By David Allen Sullivan

The Hilary Tham Capital Collection Winner

Black Butterflies Over Baghdad gives us an intimate tour of war-torn Iraq, an intricate look at the minds of people for whom military violence had become a defining part of daily life. Because these figures speak with such authority and desperation, reading this collection disrupts and deepens the way we, who have not lived with war, perceive its terrible damage. I don’t know if art can save us from self-annihilation, but to echo Muriel Rukeyser slightly: Sullivan’s poetry is the kind of thing that might help us back away from the brink.
Tim Seibles, One Turn Around the Sun

About David Allen Sullivan

David Allen Sullivan is poet laureate of Santa Cruz County, California. His books include Strong-Armed Angels, Every Seed of the Pomegranate, Bombs Have Not Breakfasted Yet (co-translated with Dr. Abbas Kadhim), and Black Ice. Take Wing won the Mary Ballard Chapbook poetry prize.

 

Praise for Black Butterflies Over Baghdad

For long-time fans of Sullivan’s poetry, like myself, you’ll find his signature lyric exploration of beauty within a troubled world.
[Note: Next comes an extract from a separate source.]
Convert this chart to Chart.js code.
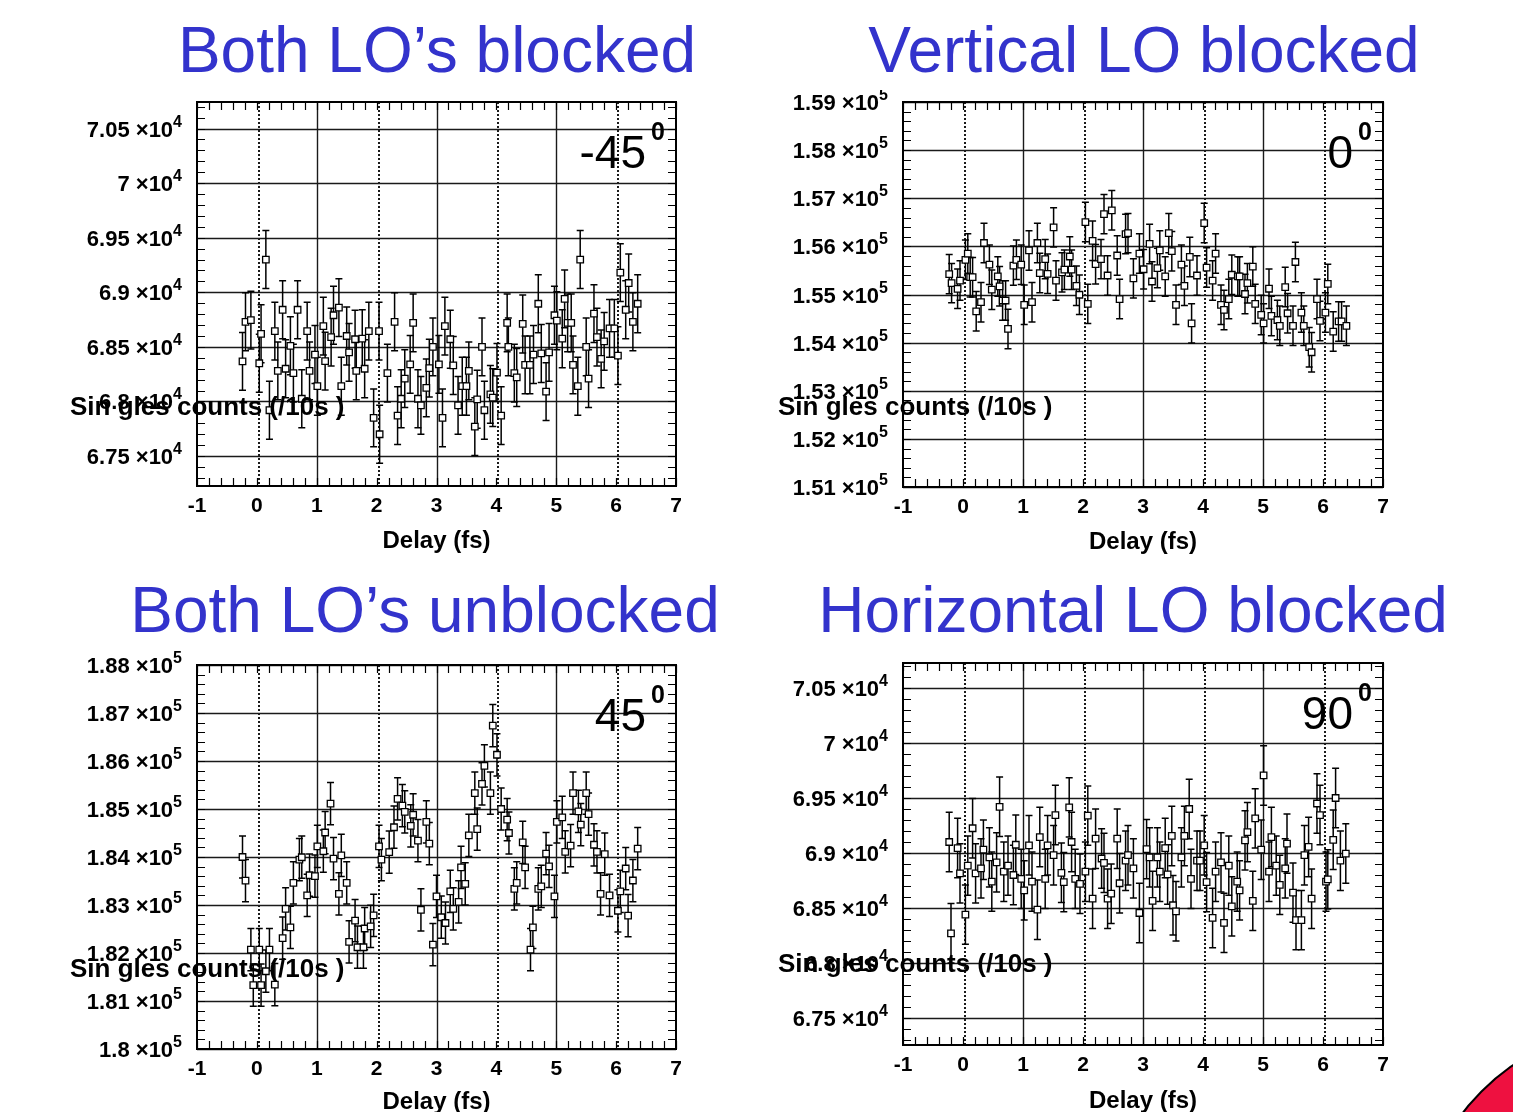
<!DOCTYPE html>
<html>
<head>
<meta charset="utf-8">
<script src="https://cdn.jsdelivr.net/npm/chart.js@4.4.0/dist/chart.umd.min.js"></script>
<style>
  html, body { margin: 0; padding: 0; background: #fff; }
  #page { position: relative; width: 1513px; height: 1112px; overflow: hidden; background: #fff; }
  canvas { position: absolute; }
  .title {
    position: absolute; width: 800px; text-align: center; white-space: nowrap;
    font-family: 'Liberation Sans', Arial, sans-serif; font-size: 64px; line-height: 64px;
    color: #3333cc;
  }
  .corner {
    position: absolute; left: 1414px; top: 1024px; width: 452px; height: 452px;
    border-radius: 50%; background: #ee1140; border: 2px solid #000;
  }
</style>
</head>
<body>
<div id="page">
  <div class="title" style="left:37px; top:18px">Both LO’s blocked</div>
  <div class="title" style="left:744px; top:18px">Vertical LO blocked</div>
  <div class="title" style="left:25px; top:578px">Both LO’s unblocked</div>
  <div class="title" style="left:733px; top:578px">Horizontal LO blocked</div>
  <canvas id="c1" width="756" height="480" style="left:0; top:90px"></canvas>
  <canvas id="c2" width="757" height="480" style="left:756px; top:90px"></canvas>
  <canvas id="c3" width="756" height="480" style="left:0; top:650px"></canvas>
  <canvas id="c4" width="757" height="480" style="left:756px; top:650px"></canvas>
  <div class="corner"></div>
</div>
<script>
// Delay (fs) and singles counts per 10 s
const delay1 = [-0.24,-0.19,-0.10,0.04,0.07,0.15,0.21,0.30,0.35,0.43,0.48,0.56,0.61,0.68,0.75,0.84,0.88,0.97,1.01,1.11,
  1.14,1.24,1.28,1.37,1.41,1.50,1.54,1.64,1.66,1.76,1.80,1.87,1.95,2.04,2.05,2.18,2.30,2.35,2.41,2.47,
  2.56,2.61,2.69,2.74,2.83,2.88,2.94,3.04,3.10,3.14,3.23,3.28,3.36,3.43,3.50,3.54,3.64,3.68,3.76,3.80,
  3.90,3.94,4.01,4.08,4.18,4.20,4.30,4.34,4.44,4.48,4.56,4.62,4.70,4.75,4.83,4.88,4.97,5.01,5.10,5.14,
  5.19,5.25,5.28,5.36,5.40,5.50,5.54,5.63,5.68,5.75,5.80,5.89,5.97,6.03,6.07,6.16,6.21,6.28,6.36];
const counts1 = [68367,68730,68745,68350,68620,69300,67920,68645,68280,68840,68300,68510,68260,68840,68025,68645,68280,68430,68140,68690,
  68370,68590,68790,68860,68140,68600,68450,68570,68280,68575,68300,68645,67850,68645,67700,68260,68730,67870,68025,68210,
  68340,68720,68025,67965,68125,68305,68500,68340,67850,68690,68570,68330,67965,68140,68140,68280,67770,68020,68500,67920,
  68065,68035,68265,67870,68720,68500,68260,68220,68710,68335,68335,68430,68895,68440,68090,68450,68790,68740,68575,68940,
  68720,68720,68335,68140,69300,68500,68210,68805,68590,68390,68550,68670,68670,68420,69180,68840,69085,68730,68895];

const delay2 = [-0.23,-0.19,-0.09,-0.05,0.04,0.08,0.12,0.16,0.22,0.30,0.35,0.44,0.48,0.58,0.61,0.66,0.71,0.75,0.84,0.89,
  0.97,1.02,1.10,1.15,1.24,1.28,1.37,1.41,1.51,1.55,1.65,1.69,1.78,1.81,1.89,1.94,2.04,2.08,2.16,2.21,
  2.30,2.35,2.41,2.48,2.57,2.61,2.71,2.75,2.84,2.94,3.01,3.11,3.15,3.24,3.28,3.37,3.43,3.48,3.55,3.64,
  3.69,3.78,3.81,3.90,4.02,4.06,4.16,4.21,4.30,4.35,4.43,4.48,4.58,4.61,4.70,4.74,4.83,4.87,4.97,5.01,
  5.10,5.14,5.24,5.28,5.37,5.41,5.50,5.54,5.64,5.68,5.77,5.81,5.90,5.95,6.04,6.08,6.17,6.26,6.31,6.39];
const counts2 = [155423,155236,155118,155290,155720,155850,155360,155360,154650,154840,156070,155620,155100,155375,155170,154875,154875,154285,155600,155720,
  155620,154785,155915,154840,156070,155445,155735,155430,156395,155290,155460,155515,155790,155515,155180,154995,156505,154805,156115,155630,
  155735,156670,155395,156750,155810,154905,156255,156275,155335,155850,155525,156050,155270,155550,155915,155375,156275,155900,154785,155620,
  155180,155780,154400,155395,156485,155560,155290,155850,154785,154680,154905,155410,155375,155375,155010,155235,155580,154805,154575,154400,
  155120,154555,154470,154350,155155,154610,154350,155675,154625,154350,153905,153800,154905,154450,154625,155220,154230,154440,154440,154350];

const delay3 = [-0.24,-0.19,-0.10,-0.06,0.04,0.07,0.15,0.21,0.30,0.43,0.48,0.56,0.61,0.71,0.75,0.84,0.88,0.97,1.01,1.11,
  1.14,1.23,1.28,1.37,1.41,1.50,1.54,1.64,1.68,1.78,1.80,1.90,1.95,2.04,2.08,2.21,2.29,2.35,2.43,2.47,
  2.57,2.61,2.69,2.74,2.83,2.88,2.94,3.00,3.08,3.15,3.23,3.28,3.37,3.41,3.48,3.54,3.64,3.68,3.76,3.80,
  3.90,3.94,4.01,4.08,4.18,4.21,4.30,4.34,4.44,4.48,4.57,4.61,4.70,4.75,4.83,4.88,4.97,5.01,5.10,5.15,
  5.24,5.28,5.37,5.41,5.50,5.54,5.63,5.68,5.74,5.81,5.89,6.03,6.07,6.16,6.20,6.28,6.36];
const counts3 = [184000,183507,182070,181330,182070,181330,181620,182070,181340,182310,182920,182535,183460,183945,183995,183200,183620,183600,184220,184120,
  184510,185110,183965,183230,184035,183460,182230,182675,182120,182120,182510,182555,182785,184220,183945,184100,184620,185210,185070,184940,
  184650,184880,184340,182900,184730,184280,182175,183180,182745,182625,183285,182920,183065,183785,183440,184450,185330,184580,185525,185900,
  185330,186735,186130,185000,184780,184500,183335,183460,184305,183785,182070,182535,183335,183390,184070,183805,183180,184730,184825,184105,
  184235,185330,184950,184675,185330,184895,184255,184105,183230,184060,183200,182880,183285,183760,182780,183510,184175];

const delay4 = [-0.23,-0.20,-0.09,-0.05,0.04,0.08,0.16,0.21,0.30,0.34,0.44,0.48,0.56,0.61,0.68,0.75,0.84,0.88,0.97,1.02,
  1.10,1.15,1.24,1.28,1.37,1.41,1.51,1.54,1.64,1.68,1.77,1.81,1.87,1.95,2.04,2.08,2.16,2.21,2.31,2.35,
  2.41,2.47,2.57,2.61,2.71,2.75,2.84,2.94,3.06,3.11,3.16,3.24,3.28,3.37,3.41,3.48,3.50,3.55,3.64,3.69,
  3.77,3.80,3.90,3.95,4.02,4.06,4.16,4.21,4.30,4.35,4.43,4.48,4.57,4.61,4.70,4.74,4.83,4.87,4.97,5.01,
  5.10,5.14,5.22,5.28,5.37,5.40,5.50,5.55,5.64,5.69,5.76,5.81,5.90,5.95,6.05,6.08,6.17,6.21,6.29,6.38];
const counts4 = [69100,68270,69045,68815,68440,68885,69225,68815,68860,69030,68960,68740,68915,69420,68830,68885,68800,69075,68765,68660,
  69070,68740,68485,69145,68765,69070,68980,69345,68820,68735,69415,69100,68765,68720,68830,69340,68585,69130,68950,68910,
  68585,68630,69130,68725,68930,68980,68860,68455,69035,68960,68565,68960,68830,69045,68805,69155,68525,68470,68960,69155,
  69400,68765,68930,68930,69070,68735,68410,68830,68915,68365,68885,68515,68740,68660,69115,69190,68565,69315,69030,69705,
  68830,69145,68885,68710,68860,69085,68640,68390,68390,68980,69055,68585,69450,69345,68740,68760,69120,69500,68930,68995];

// half-length of the vertical error bars, per panel
const err1 = 265, err2 = 410, err3 = 440, err4 = 270;

// labelled y ticks
const yTicks1 = [67500, 68000, 68500, 69000, 69500, 70000, 70500];
const yTicks2 = [151000, 152000, 153000, 154000, 155000, 156000, 157000, 158000, 159000];
const yTicks3 = [180000, 181000, 182000, 183000, 184000, 185000, 186000, 187000, 188000];
const yTicks4 = [67500, 68000, 68500, 69000, 69500, 70000, 70500];

const gridSolid = [1, 3, 5];
const gridDotted = [0, 2, 4, 6];
const angles = ['-45', '0', '45', '90'];
const xTitle = 'Delay (fs)';
const yTitle = 'Sin gles counts (/10s )';

const FONT = "'Liberation Sans', Arial, sans-serif";
Chart.defaults.font.family = FONT;

const rootFrame = {
  id: 'rootFrame',
  beforeDatasetsDraw(chart, args, o) {
    const { ctx, chartArea: a, scales: { x, y } } = chart;
    ctx.save();
    ctx.strokeStyle = '#1a1a1a';
    ctx.lineWidth = 1.4;
    o.yTicks.forEach(v => {
      const py = Math.round(y.getPixelForValue(v)) + 0.5;
      ctx.beginPath(); ctx.moveTo(a.left, py); ctx.lineTo(a.right, py); ctx.stroke();
    });
    gridSolid.forEach(v => {
      const px = Math.round(x.getPixelForValue(v)) + 0.5;
      ctx.beginPath(); ctx.moveTo(px, a.top); ctx.lineTo(px, a.bottom); ctx.stroke();
    });
    ctx.lineWidth = 2;
    ctx.setLineDash([2, 2]);
    gridDotted.forEach(v => {
      const px = Math.round(x.getPixelForValue(v)) + 2;
      ctx.beginPath(); ctx.moveTo(px, a.top); ctx.lineTo(px, a.bottom); ctx.stroke();
    });
    ctx.setLineDash([]);

    // error bars with end caps
    ctx.strokeStyle = '#000';
    ctx.lineWidth = 1.5;
    chart.data.datasets[0].data.forEach(p => {
      const px = x.getPixelForValue(p.x);
      const t = y.getPixelForValue(p.y + o.err);
      const b = y.getPixelForValue(p.y - o.err);
      ctx.beginPath();
      ctx.moveTo(px, t); ctx.lineTo(px, b);
      ctx.moveTo(px - 3.5, t); ctx.lineTo(px + 3.5, t);
      ctx.moveTo(px - 3.5, b); ctx.lineTo(px + 3.5, b);
      ctx.stroke();
    });
    ctx.restore();
  },
  afterDraw(chart, args, o) {
    const { ctx, chartArea: a, scales: { x, y } } = chart;
    ctx.save();
    ctx.strokeStyle = '#000';
    ctx.lineWidth = 1.2;
    // small ticks on all four sides
    ctx.beginPath();
    for (let k = 0; k <= 40; k++) {
      const px = Math.round(x.getPixelForValue(-1 + k * 0.2)) + 0.5;
      ctx.moveTo(px, a.top); ctx.lineTo(px, a.top + 8);
      ctx.moveTo(px, a.bottom); ctx.lineTo(px, a.bottom - 8);
    }
    for (let v = Math.ceil(y.min / o.yMinor) * o.yMinor; v <= y.max; v += o.yMinor) {
      const py = Math.round(y.getPixelForValue(v)) + 0.5;
      ctx.moveTo(a.left, py); ctx.lineTo(a.left + 8, py);
      ctx.moveTo(a.right, py); ctx.lineTo(a.right - 8, py);
    }
    ctx.stroke();
    ctx.lineWidth = 2;
    ctx.strokeRect(a.left, a.top, a.right - a.left, a.bottom - a.top);

    // y tick labels, mantissa x 10^exp
    ctx.fillStyle = '#000';
    ctx.textBaseline = 'alphabetic';
    ctx.textAlign = 'right';
    o.yTicks.forEach(v => {
      const py = y.getPixelForValue(v);
      const right = a.left - 15;
      const mant = String(+(v / Math.pow(10, o.exp)).toFixed(2));
      ctx.font = 'bold 16px ' + FONT;
      ctx.fillText(String(o.exp), right, py - 2);
      const ew = ctx.measureText(String(o.exp)).width;
      ctx.font = 'bold 22px ' + FONT;
      ctx.fillText(mant + ' ×10', right - ew, py + 8);
    });

    // angle in the upper right corner
    ctx.font = '46px ' + FONT;
    ctx.fillText(o.angle, a.right - 30, a.top + 66);
    ctx.font = 'bold 25px ' + FONT;
    ctx.fillText('0', a.right - 11, a.top + 38);

    // y axis title, drawn flat over the labels
    ctx.textAlign = 'left';
    ctx.textBaseline = 'middle';
    ctx.font = 'bold 26px ' + FONT;
    ctx.fillText(yTitle, o.yTitleX, o.yTitleY);
    ctx.restore();
  }
};

const panels = [
  { id: 'c1', delay: delay1, counts: counts1, err: err1, yTicks: yTicks1, exp: 4, yMin: 67226, yMax: 70743, yMinor: 100,
    angle: angles[0], padTop: 12, padRight: 80, yWidth: 197, xHeight: 84, titlePad: 14, yTitleX: 70, yTitleY: 318 },
  { id: 'c2', delay: delay2, counts: counts2, err: err2, yTicks: yTicks2, exp: 5, yMin: 151000, yMax: 159000, yMinor: 200,
    angle: angles[1], padTop: 12, padRight: 130, yWidth: 147, xHeight: 83, titlePad: 13, yTitleX: 22, yTitleY: 318 },
  { id: 'c3', delay: delay3, counts: counts3, err: err3, yTicks: yTicks3, exp: 5, yMin: 180000, yMax: 188000, yMinor: 200,
    angle: angles[2], padTop: 15, padRight: 80, yWidth: 197, xHeight: 81, titlePad: 13, yTitleX: 70, yTitleY: 320 },
  { id: 'c4', delay: delay4, counts: counts4, err: err4, yTicks: yTicks4, exp: 4, yMin: 67255, yMax: 70727, yMinor: 100,
    angle: angles[3], padTop: 13, padRight: 130, yWidth: 147, xHeight: 85, titlePad: 14, yTitleX: 22, yTitleY: 315 }
];

panels.forEach(p => {
  new Chart(document.getElementById(p.id), {
    type: 'scatter',
    data: {
      datasets: [{
        data: p.delay.map((d, i) => ({ x: d, y: p.counts[i] })),
        pointStyle: 'rect',
        pointRadius: 4.6,
        pointBorderWidth: 1.3,
        pointBorderColor: '#000',
        pointBackgroundColor: '#fff',
        showLine: false
      }]
    },
    options: {
      responsive: false,
      animation: false,
      devicePixelRatio: 1,
      events: [],
      layout: { padding: { top: p.padTop, right: p.padRight, left: 0, bottom: 0 } },
      plugins: {
        legend: { display: false },
        tooltip: { enabled: false },
        rootFrame: {
          err: p.err, yTicks: p.yTicks, exp: p.exp, yMinor: p.yMinor, angle: p.angle,
          yTitleX: p.yTitleX, yTitleY: p.yTitleY
        }
      },
      scales: {
        x: {
          type: 'linear', min: -1, max: 7,
          grid: { display: false },
          border: { display: false },
          ticks: { stepSize: 1, color: '#000', font: { size: 21, weight: 'bold' }, padding: 0, maxRotation: 0, autoSkip: false },
          title: { display: true, text: xTitle, color: '#000', font: { size: 24, weight: 'bold' }, padding: { top: 0, bottom: p.titlePad } },
          afterFit: s => { s.height = p.xHeight; }
        },
        y: {
          type: 'linear', min: p.yMin, max: p.yMax,
          grid: { display: false },
          border: { display: false },
          ticks: { display: false },
          afterFit: s => { s.width = p.yWidth; }
        }
      }
    },
    plugins: [rootFrame]
  });
});
</script>
</body>
</html>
For those new to his work—here is a poet who refuses to turn away from a necessary poetic conversation that is both personal and global. With Black Butterflies Over Baghdad, we are given a world of voices, stories of olive groves and militias, loved ones turned to ash, wet gunpowder and oceans large enough to “erase/almost anything.” Sullivan listens across cultures and across languages in order to undo the erasures of time and power. He is generous and curious enough to invite poets into his work—into the meditation—so that he might collaborate with them. With many hands in the making this is a book of compassion and deep humanity.
—Brian Turner, Here, Bullet

Black Butterflies Over Baghdad depicts death flapping its wings over the city of Baghdad—the capital of Iraq, its beating heart—but those poetic flights radiate throughout Iraq, and into the wider world.
—Faleeha Hassan, Breakfast for Butterflies

These poems left me in a state of shock and awe: shocked by the terrible sufferings of the Iraqi people, and awed by the high and heart-breaking grace of the survivors who present them. The most resonant word in the poems is “blood,” not because it’s so often used, but because of its double meanings: the literal—the substance in all our veins that’s essential to life, and the figurative—“family,” which, I think, is the heart the whole collection wears on its metaphoric sleeve: that we are all, wherever we come from, family.
—Lola Haskins, Asylum

Black Butterflies Over Baghdad can be read, on one level, as archives of all that goes into destroying a country, of all that is left behind after the occupiers retreat. What remains are the poets, the artists, and those folks just trying to survive in this afterworld. With these generous, surprising, moving poems, David Allen Sullivan offers something of beauty from the wreckage.